Otherside Farms
- Company type: Private
- Founded: Costa Mesa, California (2010)
- Founder: Alysha McKeen; Chadd McKeen;
- Headquarters: Costa Mesa, CA, United States
- Website: othersidefarms.com

= Otherside Farms =

Medical cannabis information center

Otherside Farms is a medical cannabis information center with a separate division serving as a private medical cannabis collective.

== History ==
Otherside Farms Cannabis Information Center was opened around 2010 by a Newport Beach couple, Alysha and Chadd McKeen, hoping their new "medical marijuana information center" would help dissolve stigmas associated with cannabis.

I want to tell people to stop being afraid of it," Chadd McKeen, co-founder of Otherside Farms, told the Daily Pilot. We want to bring it out into the open.

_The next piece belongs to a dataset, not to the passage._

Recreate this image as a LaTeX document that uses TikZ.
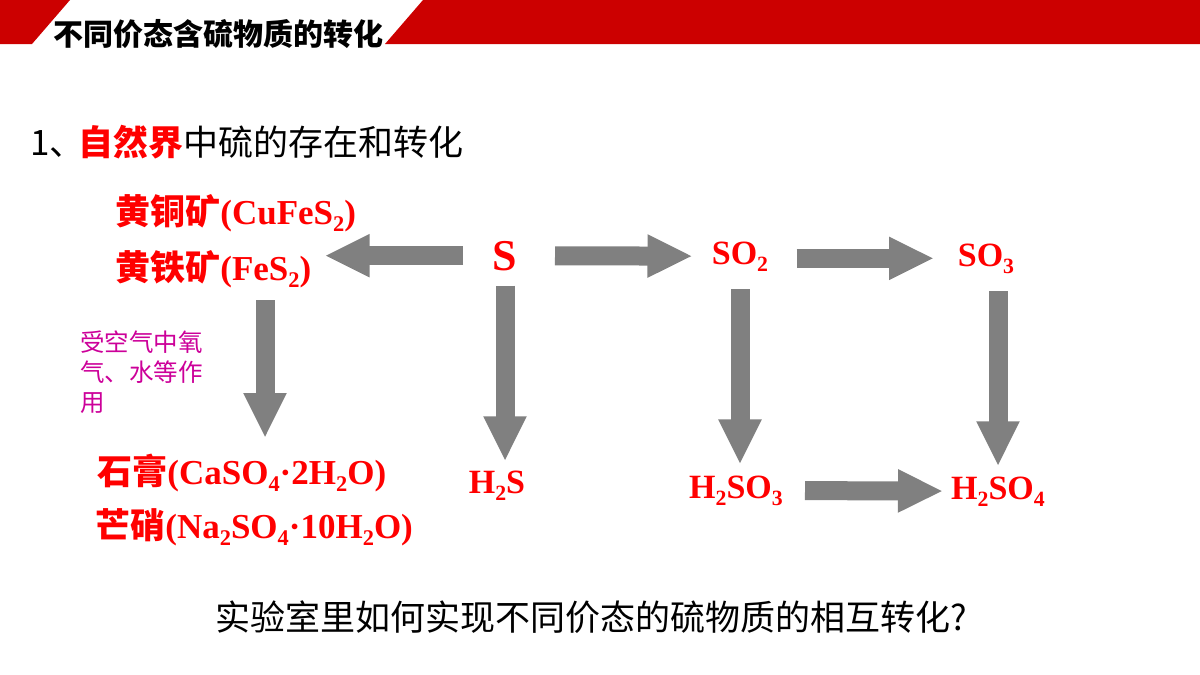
\documentclass[tikz,border=0pt]{standalone}
\usepackage{fontspec}
\setmainfont{Liberation Serif}
\newfontfamily\cjk{Noto Sans CJK SC}
\usetikzlibrary{arrows.meta}
\definecolor{bandred}{RGB}{204,0,0}
\definecolor{arrowgray}{RGB}{128,128,128}
\definecolor{notepurple}{RGB}{204,0,153}
\makeatletter
\newcommand{\chemsub}[1]{\raisebox{-0.45ex}{\@tempdima=\f@size pt\@tempdima=0.64\@tempdima\fontsize{\strip@pt\@tempdima}{0}\selectfont #1}}
\makeatother

\begin{document}
\begin{tikzpicture}[x=0.5pt, y=-0.5pt,
  chem/.style={inner sep=0pt, text=red, font=\bfseries\fontsize{17}{20}\selectfont},
  mineral/.style={inner sep=0pt, anchor=west, text=red, font=\bfseries\fontsize{17.5}{21}\selectfont},
  bigarrow/.style={draw=arrowgray, line width=9.5pt, -{Triangle[length=22.5pt, width=20pt]}}]
  \useasboundingbox (0,0) rectangle (1200,675);
  % Title band
  \fill[bandred] (0,0) -- (70,0) -- (32,44) -- (0,44) -- cycle;
  \fill[bandred] (423,0) -- (1200,0) -- (1200,44) -- (385,44) -- cycle;
  \node[inner sep=0pt, anchor=west, font=\cjk\bfseries\fontsize{15}{18}\selectfont] (title) at (53,34) {不同价态含硫物质的转化};
  \node[inner sep=0pt, anchor=west, font=\cjk\fontsize{17.5}{21}\selectfont] (heading) at (30,142)
    {1、\hspace{-3pt}{\bfseries\color{red}自然界}中硫的存在和转化};
  % Minerals
  \node[mineral] (chalco) at (115,213) {{\cjk 黄铜矿}(CuFeS\chemsub{2})};
  \node[mineral] (pyrite) at (115,269) {{\cjk 黄铁矿}(FeS\chemsub{2})};
  \node[mineral] (gypsum) at (97,473) {{\cjk 石膏}(CaSO\chemsub{4}·2H\chemsub{2}O)};
  \node[mineral] (mirabilite) at (95,527) {{\cjk 芒硝}(Na\chemsub{2}SO\chemsub{4}·10H\chemsub{2}O)};
  \node[inner sep=0pt, anchor=north west, align=left, text=notepurple,
    font=\cjk\fontsize{12.25}{15}\selectfont] (note) at (80,330) {受空气中氧\\气、水等作\\用};
  % Sulfur species
  \node[chem, anchor=base, font=\bfseries\fontsize{22}{26}\selectfont] (S) at (505,270) {S};
  \node[chem, anchor=base] (SOtwo) at (740,264) {SO\chemsub{2}};
  \node[chem, anchor=base] (SOthree) at (986,266) {SO\chemsub{3}};
  \node[chem, anchor=base] (HtwoS) at (497,493) {H\chemsub{2}S};
  \node[chem, anchor=base] (sulfurous) at (736,498) {H\chemsub{2}SO\chemsub{3}};
  \node[chem, anchor=base] (sulfuric) at (998,499) {H\chemsub{2}SO\chemsub{4}};
  % Arrows
  \draw[bigarrow, shorten <=21pt, shorten >=6.5pt] (S.center) -- (S.center -| pyrite.east);
  \draw[bigarrow, shorten <=25pt, shorten >=23.75pt] (S.center) -- (SOtwo.center);
  \draw[bigarrow, shorten <=28.25pt, shorten >=26pt] (SOthree.center -| SOtwo.center) -- (SOthree.center);
  \draw[bigarrow, shorten <=34.5pt, shorten >=27.5pt] (sulfurous.center) -- (sulfuric.center);
  \draw[bigarrow, shorten <=15pt, shorten >=12pt] (S.center) -- (S.center |- HtwoS.center);
  \draw[bigarrow, shorten <=16.5pt, shorten >=13pt] (SOtwo.center) -- (SOtwo.center |- sulfurous.center);
  \draw[bigarrow, shorten <=16.5pt, shorten >=12.5pt] (SOthree.center -| sulfuric.center) -- (sulfuric.center);
  \coordinate (weathertop) at ([xshift=75pt]pyrite.west);
  \draw[bigarrow, shorten <=15.5pt, shorten >=17.5pt] (weathertop) -- (weathertop |- gypsum.center);
  % Question
  \node[inner sep=0pt, anchor=west, font=\cjk\fontsize{17.5}{21}\selectfont] (question) at (215,617)
    {实验室里如何实现不同价态的硫物质的相互转化?};
\end{tikzpicture}
\end{document}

The McKeens had a personal incentive to teach people about the benefits of cannabis, as Alysha had gone through cancer with the help of the plant. City officials approved the location to be legal as long as cannabis was not distributed there.

== Raid ==
In late August 2011, Otherside Farms opened a private collective, maintaining it as a separate entity from Otherside Farms. On January 17, 2012, the private collective was raided by federal officials. Controversy ensued over the raid, as city officials had secretly authorized a letter seeking federal law enforcement assistance in shutting down the collective, which an expert claimed was illegal. The basis for the raid was an accusation by a city inspector claiming that Chadd McKeen hoped to profit from his business. McKeen denied the accusation, stating that his words were misconstrued, and that Otherside Farms had been trying to communicate a plan to help resolve the Cosa Mesa budget deficit that had been present since 2010, only for meeting requests to be turned down by city officials.